In February 1925, Samson Clark died suddenly while on holiday in Kenya.   He left 30% of the business to long-time colleague, Jessie Reynolds, who had been a Director since 1912.  Ethel was left 20%, putting the two women in control of what was by one of the largest advertising agents in the world. Later that year, Ethel became the third President of WACL.  She was the only woman to speak at the first British Advertising Convention in Harrogate in 1925 and the only woman on the committee of the Advertising Association in 1926.

The Directors of Samson Clark Advertising Agency in 1925 including Jessie A Reynolds and Ethel Wood
Ethel Wood bottom left in 1925

In 1926, Ethel edited the August edition of Advertising World.  Working with Alice Head, the powerful editor of Good Housekeeping, she solicited contributions from Dorothy Cottington Taylor, head of the Good Housekeeping Institute, and one of their regular columnists, the barrister Helena Normanton.  Her fellow WACL members Florence Sangster and Jean Lyon showed their support with their firms, W.S. Crawford and Punch, taking out full-page advertisements.

At a conference on New Careers for Women in 1928 Ethel spoke alongside Caroline Haslett and Gladys Burlton. While Caroline Haslett shared the story of a woman rejected from an engineering role because she was too attractive and would ‘upset’ the men, Ethel’s view was that in advertising ‘it doesn’t matter two hoots…whether an individual is a man or a woman so long as that person grows and can do the job.’

New thinking on business management
In the aftermath of the First World War, some companies wanted to discuss different approaches to management that were both more efficient and gave greater emphasis to workers’ welfare. In 1919, Seebohm Rowntree started a series of conferences were businesses could come together to share experience and in 1921 Charles Myers published ‘Mind and Work’ wand was appointed the first Director of the National Institute for Industrial Psychology. In 1927 the International Management Institute (IMI) was founded in Geneva as an independent offshoot of the International Labour Organization.
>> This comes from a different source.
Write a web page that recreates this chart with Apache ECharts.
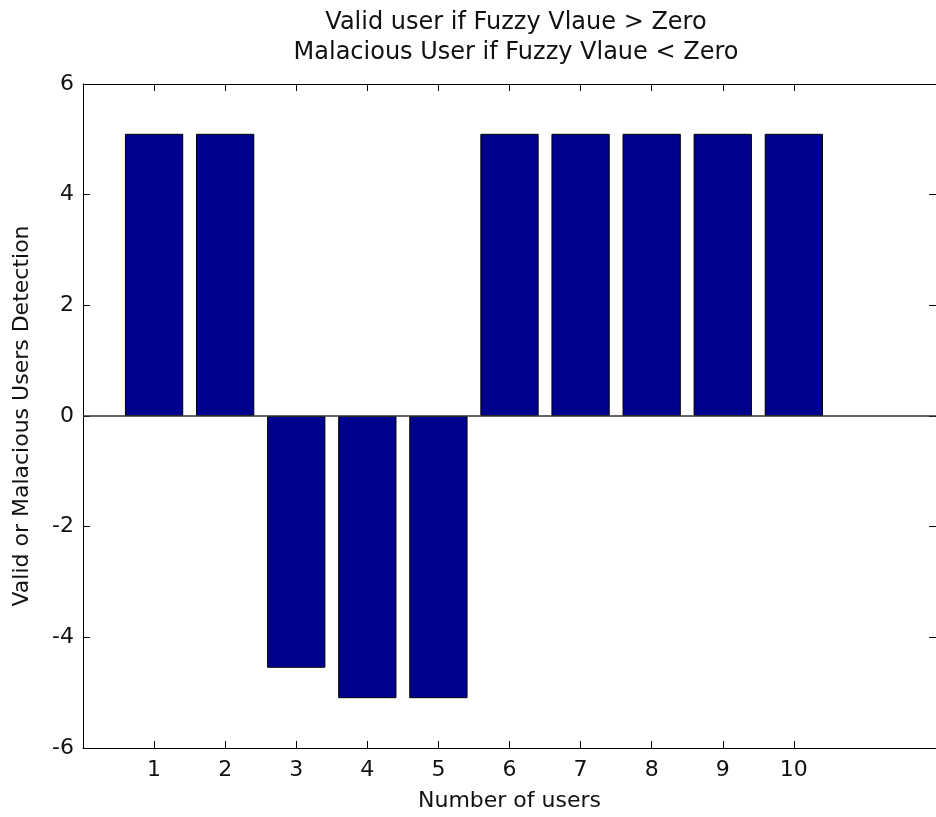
<!DOCTYPE html>
<html>
<head>
<meta charset="utf-8">
<script src="https://cdn.jsdelivr.net/npm/echarts@6/dist/echarts.min.js"></script>
<style>
  html, body { margin: 0; padding: 0; background: #fff; }
  #chart { width: 936px; height: 817px; }
</style>
</head>
<body>
<div id="chart"></div>
<script>
// User index on the x axis and the fuzzy detection value for each user
const users = [1, 2, 3, 4, 5, 6, 7, 8, 9, 10];
const fuzzyValues = [5.1, 5.1, -4.55, -5.1, -5.1, 5.1, 5.1, 5.1, 5.1, 5.1];
const yTicks = [-6, -4, -2, 0, 2, 4, 6];

const titleLines = ['Valid user if Fuzzy Vlaue > Zero', 'Malacious User if Fuzzy Vlaue < Zero'];
const xTitle = 'Number of users';
const yTitle = 'Valid or Malacious Users Detection';

const FONT = 'DejaVu Sans';
const chart = echarts.init(document.getElementById('chart'), null, { renderer: 'canvas' });

const lineStyle = { color: '#000', width: 1 };

chart.setOption({
  backgroundColor: '#fff',
  animation: false,
  title: {
    text: titleLines.join('\n'),
    left: 511,
    top: 3,
    textAlign: 'center',
    textStyle: { fontFamily: FONT, fontSize: 24, fontWeight: 'normal', color: '#111', lineHeight: 30 }
  },
  grid: { left: 83, right: -4, top: 84, bottom: 69, containLabel: false },
  xAxis: [
    {
      type: 'value', min: 0, max: 12, position: 'bottom',
      name: xTitle, nameLocation: 'middle', nameGap: 42,
      nameTextStyle: { fontFamily: FONT, fontSize: 22, color: '#111' },
      axisLine: { show: true, onZero: false, lineStyle },
      axisTick: { show: true, inside: true, length: 7, customValues: users, lineStyle },
      axisLabel: { customValues: users, margin: 11, fontFamily: FONT, fontSize: 22, color: '#111' },
      splitLine: { show: false }
    },
    {
      type: 'value', min: 0, max: 12, position: 'top',
      axisLine: { show: true, onZero: false, lineStyle },
      axisTick: { show: true, inside: true, length: 7, customValues: users, lineStyle },
      axisLabel: { show: false },
      splitLine: { show: false }
    }
  ],
  yAxis: [
    {
      type: 'value', min: -6, max: 6, interval: 2, position: 'left',
      name: yTitle, nameLocation: 'middle', nameGap: 50,
      nameTextStyle: { fontFamily: FONT, fontSize: 22, color: '#111' },
      axisLine: { show: true, onZero: false, lineStyle },
      axisTick: { show: true, inside: true, length: 7, customValues: yTicks, lineStyle },
      axisLabel: { customValues: yTicks, margin: 9, fontFamily: FONT, fontSize: 22, color: '#111' },
      splitLine: { show: false }
    },
    {
      type: 'value', min: -6, max: 6, interval: 2, position: 'right',
      axisLine: { show: true, onZero: false, lineStyle },
      axisTick: { show: true, inside: true, length: 7, customValues: yTicks, lineStyle },
      axisLabel: { show: false },
      splitLine: { show: false }
    }
  ],
  series: [
    {
      type: 'bar',
      xAxisIndex: 0,
      yAxisIndex: 0,
      barWidth: '82%',
      data: users.map((u, i) => [u, fuzzyValues[i]]),
      itemStyle: { color: '#00008f', borderColor: '#000', borderWidth: 1 },
      markLine: {
        silent: true,
        symbol: 'none',
        label: { show: false },
        lineStyle: { color: '#333', width: 1.5, type: 'solid' },
        data: [{ yAxis: 0 }]
      }
    }
  ]
});
</script>
</body>
</html>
Ethel was clearly fascinated by these developments. In 1927 she became co-director of a data insight company that she set up with a former Liberal MP, Frank Gray and travelled out to Geneva to see what was going on for herself. During 1928 she started giving talks about the work they were doing and spoke at Rowntree’s 26th lecture conference, held at Balliol College in April of that year. She left her role at Samson Clark so she take on a voluntary role at the IMI and direct her energies towards this new passion: ensuring innovation in business and household management was not stifled by ‘the deadening hand of tradition’. 

In 1929, she and Rowntree were two of ‘several prominent figures in British industry’ who represented Britain at an international conference on rationalisation of industry in Paris where the issues at hand were how to drive efficiencies in the iron, steel and coal industries. Ethel spent time in Birkenhead studying the working methods at Arthur Lee’s Tapestry Works as part of an investigation into their application of scientific methods in small factories. She was dismissive of describing employers’ responsibilities to their employees as ‘welfare work’: “[It] has a patronising sound, whereas care for the employee is simply good business for the employer.”

Ahead of the Fifth International Congress on Scientific Management in Amsterdam in 1932, she formed a heavyweight Committee for Domestic Science which included Dorothy Cottington Taylor, head of the Good Housekeeping Institute, Helene Reynard, Warden of the King’s College of Household and Social Science and Caroline Haslett. Surveys were sent out to women across the country to find out more about their household spending patterns to develop model budgets and work was done to create ergonomic kitchens. She was also heavily involved in the Sixth Congress, held in London in 1935.

The Winter Distress League
As if Ethel did not have enough to do during the early 1920s, in parallel with her new role at Samson Clark in 1922 she also became Chair of the Finance and General Purposes Committee of the Winter Distress League. The brainchild of a Harrogate vicar, the charity was formed in the aftermath of the First World War to help the unemployed find work and to give children access to the countryside. The Executive Committee was chaired by George Lawson Johnston, son of the Bovril founder, and also involved were Robert Mitchell, Francis Goodenough and one of Ethel’s close friends, Clementine Waring, suggesting Ethel had a strong influence on its composition. She eventually ended up chairing it herself.

Ethel was actively involved in the fund-raising. She was on the committee that organised an annual summer fête at Devonshire House, along with one one of her sisters-in-law, and made BBC radio appeals on the charity’s behalf. In 1928, the League organised a ‘Dream of Fair Women’ pageant at Claridge’s Hotel for which a young Cecil Beaton designed a remarkable set of ‘Fashions of the Future’ including this Ascot dress for 2020. (Three years later the woman wearing it, Maxine Inigo-Freeman, left her husband for her flight instructor and became an aviation engineer).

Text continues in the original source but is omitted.